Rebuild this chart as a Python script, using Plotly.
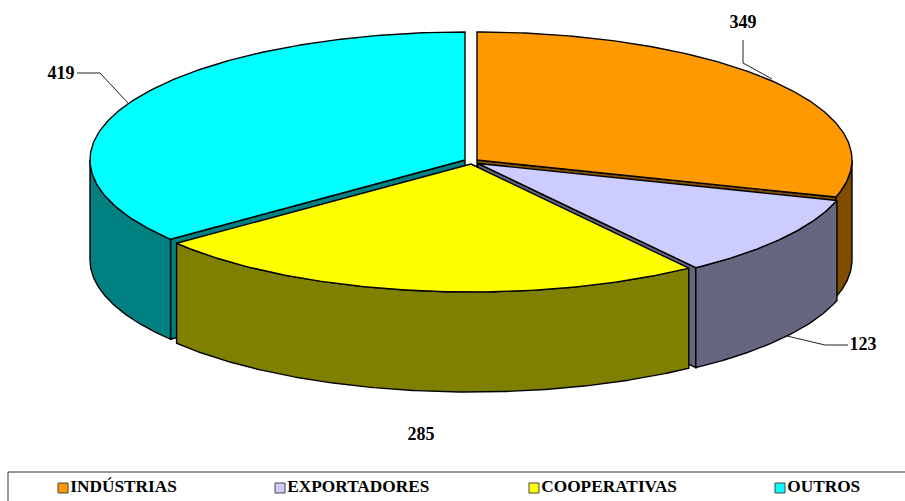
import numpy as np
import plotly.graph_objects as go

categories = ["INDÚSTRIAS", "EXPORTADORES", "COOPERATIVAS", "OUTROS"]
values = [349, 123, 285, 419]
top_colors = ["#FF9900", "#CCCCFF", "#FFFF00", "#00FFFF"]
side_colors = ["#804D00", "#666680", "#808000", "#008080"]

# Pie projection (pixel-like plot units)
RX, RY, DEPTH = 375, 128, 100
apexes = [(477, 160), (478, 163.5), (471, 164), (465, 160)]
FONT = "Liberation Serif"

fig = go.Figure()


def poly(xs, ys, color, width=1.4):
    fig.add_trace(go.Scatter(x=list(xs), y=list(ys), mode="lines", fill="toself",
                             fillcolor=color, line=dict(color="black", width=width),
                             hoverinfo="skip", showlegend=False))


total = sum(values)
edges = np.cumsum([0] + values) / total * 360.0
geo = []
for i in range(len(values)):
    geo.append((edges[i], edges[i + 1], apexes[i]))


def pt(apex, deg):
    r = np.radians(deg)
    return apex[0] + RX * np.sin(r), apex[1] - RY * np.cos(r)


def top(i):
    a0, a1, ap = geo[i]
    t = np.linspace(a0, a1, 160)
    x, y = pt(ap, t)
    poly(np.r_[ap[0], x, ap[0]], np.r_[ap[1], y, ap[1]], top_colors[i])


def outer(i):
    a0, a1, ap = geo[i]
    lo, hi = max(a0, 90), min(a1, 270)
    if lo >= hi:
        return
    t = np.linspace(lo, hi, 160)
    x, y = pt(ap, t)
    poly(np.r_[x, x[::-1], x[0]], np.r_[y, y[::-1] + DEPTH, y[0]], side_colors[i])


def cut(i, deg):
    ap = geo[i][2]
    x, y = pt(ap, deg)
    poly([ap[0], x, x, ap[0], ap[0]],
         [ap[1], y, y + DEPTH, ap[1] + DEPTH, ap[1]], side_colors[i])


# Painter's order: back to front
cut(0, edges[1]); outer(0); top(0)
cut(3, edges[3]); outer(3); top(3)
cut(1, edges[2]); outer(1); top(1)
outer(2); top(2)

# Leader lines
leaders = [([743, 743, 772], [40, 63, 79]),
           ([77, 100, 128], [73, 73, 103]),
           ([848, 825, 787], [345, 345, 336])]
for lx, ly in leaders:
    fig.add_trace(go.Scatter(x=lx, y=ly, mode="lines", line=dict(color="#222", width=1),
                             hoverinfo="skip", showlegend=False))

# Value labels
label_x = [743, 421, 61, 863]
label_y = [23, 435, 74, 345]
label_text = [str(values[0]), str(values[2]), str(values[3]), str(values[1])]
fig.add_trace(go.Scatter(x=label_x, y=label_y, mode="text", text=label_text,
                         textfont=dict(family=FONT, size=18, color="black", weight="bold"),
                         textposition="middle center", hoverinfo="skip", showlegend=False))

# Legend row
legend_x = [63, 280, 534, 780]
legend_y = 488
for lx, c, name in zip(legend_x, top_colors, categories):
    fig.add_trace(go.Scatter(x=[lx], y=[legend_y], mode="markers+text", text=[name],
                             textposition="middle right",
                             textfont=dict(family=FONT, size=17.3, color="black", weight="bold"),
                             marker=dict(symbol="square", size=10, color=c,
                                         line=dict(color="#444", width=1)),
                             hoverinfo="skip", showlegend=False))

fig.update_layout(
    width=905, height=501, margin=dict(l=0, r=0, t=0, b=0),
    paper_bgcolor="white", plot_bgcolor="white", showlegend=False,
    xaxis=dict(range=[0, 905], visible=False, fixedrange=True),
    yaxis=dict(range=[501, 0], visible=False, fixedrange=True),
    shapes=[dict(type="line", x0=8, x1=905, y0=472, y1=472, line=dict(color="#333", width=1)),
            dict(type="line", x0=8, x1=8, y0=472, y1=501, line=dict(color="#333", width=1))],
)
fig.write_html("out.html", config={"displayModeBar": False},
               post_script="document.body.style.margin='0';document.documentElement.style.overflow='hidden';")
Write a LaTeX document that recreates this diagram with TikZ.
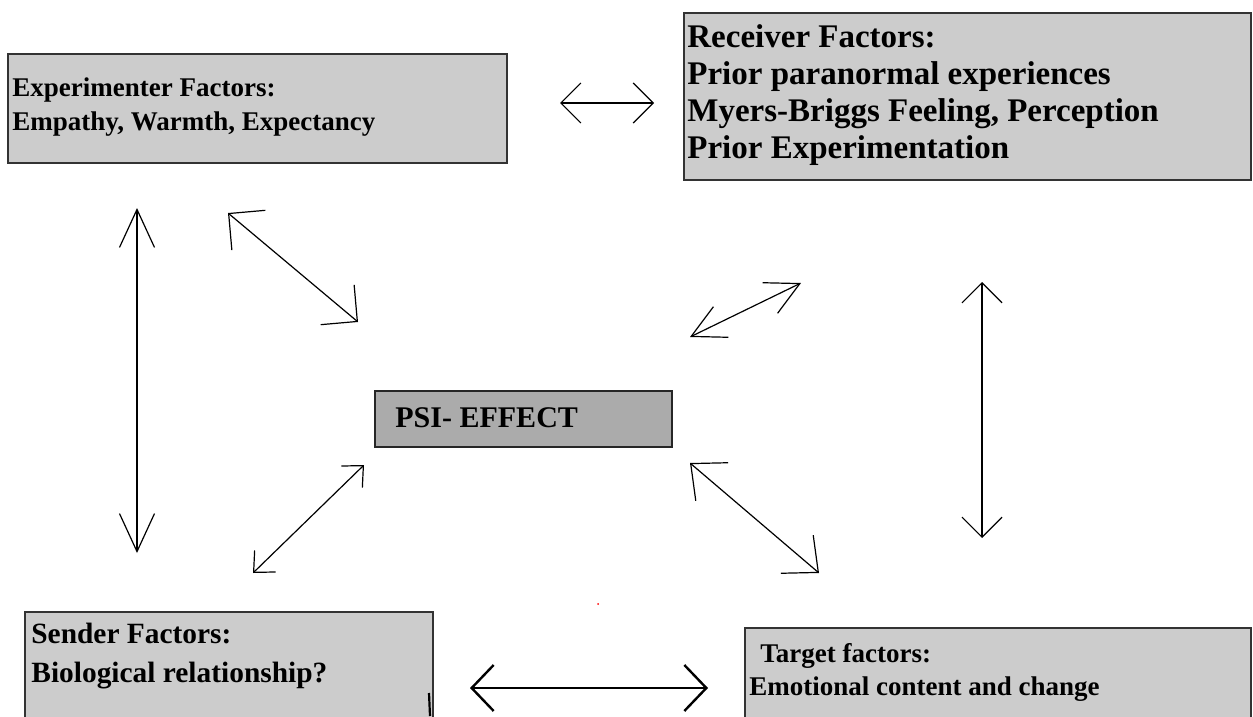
# # # #
Aim >> Every line above should be repeated exactly; pictures stay out of the copy.

Output of the task >>
Rebuild this chart as a Python script, using Plotly.
import numpy as np
import plotly.graph_objects as go

categories = ["INDÚSTRIAS", "EXPORTADORES", "COOPERATIVAS", "OUTROS"]
values = [349, 123, 285, 419]
top_colors = ["#FF9900", "#CCCCFF", "#FFFF00", "#00FFFF"]
side_colors = ["#804D00", "#666680", "#808000", "#008080"]

# Pie projection (pixel-like plot units)
RX, RY, DEPTH = 375, 128, 100
apexes = [(477, 160), (478, 163.5), (471, 164), (465, 160)]
FONT = "Liberation Serif"

fig = go.Figure()


def poly(xs, ys, color, width=1.4):
    fig.add_trace(go.Scatter(x=list(xs), y=list(ys), mode="lines", fill="toself",
                             fillcolor=color, line=dict(color="black", width=width),
                             hoverinfo="skip", showlegend=False))


total = sum(values)
edges = np.cumsum([0] + values) / total * 360.0
geo = []
for i in range(len(values)):
    geo.append((edges[i], edges[i + 1], apexes[i]))


def pt(apex, deg):
    r = np.radians(deg)
    return apex[0] + RX * np.sin(r), apex[1] - RY * np.cos(r)


def top(i):
    a0, a1, ap = geo[i]
    t = np.linspace(a0, a1, 160)
    x, y = pt(ap, t)
    poly(np.r_[ap[0], x, ap[0]], np.r_[ap[1], y, ap[1]], top_colors[i])


def outer(i):
    a0, a1, ap = geo[i]
    lo, hi = max(a0, 90), min(a1, 270)
    if lo >= hi:
        return
    t = np.linspace(lo, hi, 160)
    x, y = pt(ap, t)
    poly(np.r_[x, x[::-1], x[0]], np.r_[y, y[::-1] + DEPTH, y[0]], side_colors[i])


def cut(i, deg):
    ap = geo[i][2]
    x, y = pt(ap, deg)
    poly([ap[0], x, x, ap[0], ap[0]],
         [ap[1], y, y + DEPTH, ap[1] + DEPTH, ap[1]], side_colors[i])


# Painter's order: back to front
cut(0, edges[1]); outer(0); top(0)
cut(3, edges[3]); outer(3); top(3)
cut(1, edges[2]); outer(1); top(1)
outer(2); top(2)

# Leader lines
leaders = [([743, 743, 772], [40, 63, 79]),
           ([77, 100, 128], [73, 73, 103]),
           ([848, 825, 787], [345, 345, 336])]
for lx, ly in leaders:
    fig.add_trace(go.Scatter(x=lx, y=ly, mode="lines", line=dict(color="#222", width=1),
                             hoverinfo="skip", showlegend=False))

# Value labels
label_x = [743, 421, 61, 863]
label_y = [23, 435, 74, 345]
label_text = [str(values[0]), str(values[2]), str(values[3]), str(values[1])]
fig.add_trace(go.Scatter(x=label_x, y=label_y, mode="text", text=label_text,
                         textfont=dict(family=FONT, size=18, color="black", weight="bold"),
                         textposition="middle center", hoverinfo="skip", showlegend=False))

# Legend row
legend_x = [63, 280, 534, 780]
legend_y = 488
for lx, c, name in zip(legend_x, top_colors, categories):
    fig.add_trace(go.Scatter(x=[lx], y=[legend_y], mode="markers+text", text=[name],
                             textposition="middle right",
                             textfont=dict(family=FONT, size=17.3, color="black", weight="bold"),
                             marker=dict(symbol="square", size=10, color=c,
                                         line=dict(color="#444", width=1)),
                             hoverinfo="skip", showlegend=False))

fig.update_layout(
    width=905, height=501, margin=dict(l=0, r=0, t=0, b=0),
    paper_bgcolor="white", plot_bgcolor="white", showlegend=False,
    xaxis=dict(range=[0, 905], visible=False, fixedrange=True),
    yaxis=dict(range=[501, 0], visible=False, fixedrange=True),
    shapes=[dict(type="line", x0=8, x1=905, y0=472, y1=472, line=dict(color="#333", width=1)),
            dict(type="line", x0=8, x1=8, y0=472, y1=501, line=dict(color="#333", width=1))],
)
fig.write_html("out.html", config={"displayModeBar": False},
               post_script="document.body.style.margin='0';document.documentElement.style.overflow='hidden';")
Write a LaTeX document that recreates this diagram with TikZ.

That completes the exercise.